──────── INFORMATION SUPPLIED
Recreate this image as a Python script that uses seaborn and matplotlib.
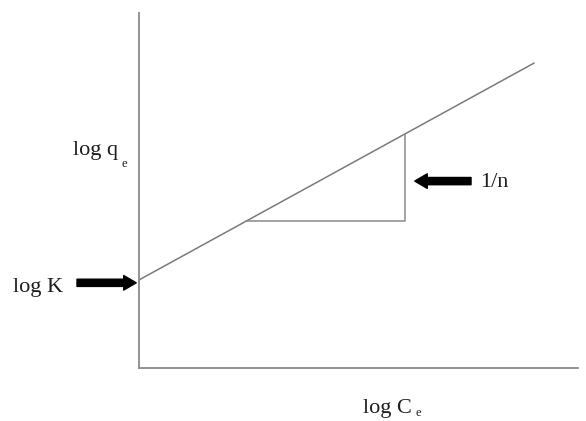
import matplotlib
matplotlib.use("Agg")
import matplotlib.pyplot as plt
import seaborn as sns
import pandas as pd

# --- data (schematic Freundlich isotherm, arbitrary units) ---
log_Ce = [0.0, 9.0]            # line end points along x
log_qe = [2.48, 8.59]          # line end points along y
tri_x = [2.44, 6.06, 6.06]     # slope triangle corners
tri_y = [4.14, 4.14, 6.59]
log_K = 2.48                   # intercept
labels = {"y": "log q", "x": "log C", "k": "log K", "n": "1/n", "sub": "e"}

sns.set_theme(style="white")
plt.rcParams['font.family'] = ['Liberation Serif', 'DejaVu Serif']

W, H = 586, 421
fig = plt.figure(figsize=(W / 100, H / 100), dpi=100)
x0, x1, yb, yt = 139, 578, 368, 13
ax = fig.add_axes([x0 / W, 1 - yb / H, (x1 - x0) / W, (yb - yt) / H])

df = pd.DataFrame({"log_Ce": log_Ce, "log_qe": log_qe})
sns.lineplot(data=df, x="log_Ce", y="log_qe", ax=ax, color="#7a7a7a", lw=1.1)
ax.plot(tri_x, tri_y, color="#8a8a8a", lw=1.1)

ax.set_xlim(0, 10)
ax.set_ylim(0, 10)
ax.set_xticks([]); ax.set_yticks([])
ax.set_xlabel(""); ax.set_ylabel("")
for s in ["top", "right"]:
    ax.spines[s].set_visible(False)
for s in ["left", "bottom"]:
    ax.spines[s].set_color("#8a8a8a")
    ax.spines[s].set_linewidth(1.3)

arrow = dict(arrowstyle="simple,head_length=0.9,head_width=1.05,tail_width=0.52",
             color="black", shrinkA=0, shrinkB=2, mutation_scale=10)
ax.annotate("", xy=(0, log_K - 0.08), xytext=(-62, 0), textcoords="offset pixels",
            arrowprops=arrow, annotation_clip=False)
arrow_n = dict(arrow, shrinkB=7)
mid = (tri_y[1] + tri_y[2]) / 2
ax.annotate("", xy=(tri_x[1], mid - 0.1), xytext=(66, 0), textcoords="offset pixels",
            arrowprops=arrow_n, annotation_clip=False)

tc = "#1e1e1e"
fs = 16
fig.text(73 / W, 1 - 155 / H, labels["y"], fontsize=fs, color=tc, va="baseline")
fig.text(121 / W, 1 - 167 / H, labels["sub"], fontsize=9, color=tc, va="baseline")
fig.text(13 / W, 1 - 292 / H, labels["k"], fontsize=fs, color=tc, va="baseline")
fig.text(480 / W, 1 - 187 / H, labels["n"], fontsize=fs, color=tc, va="baseline")
fig.text(363 / W, 1 - 413 / H, labels["x"], fontsize=fs, color=tc, va="baseline")
fig.text(416 / W, 1 - 416 / H, labels["sub"], fontsize=9, color=tc, va="baseline")

fig.savefig("out.png", dpi=100)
────────────────
TASK PROMPT >> Reproduce the material above from its first line through the line containing "import pandas as pd", both ends included, and skip every picture.

SOLUTION FOR THIS TASK >>
Recreate this image as a Python script that uses seaborn and matplotlib.
import matplotlib
matplotlib.use("Agg")
import matplotlib.pyplot as plt
import seaborn as sns
import pandas as pd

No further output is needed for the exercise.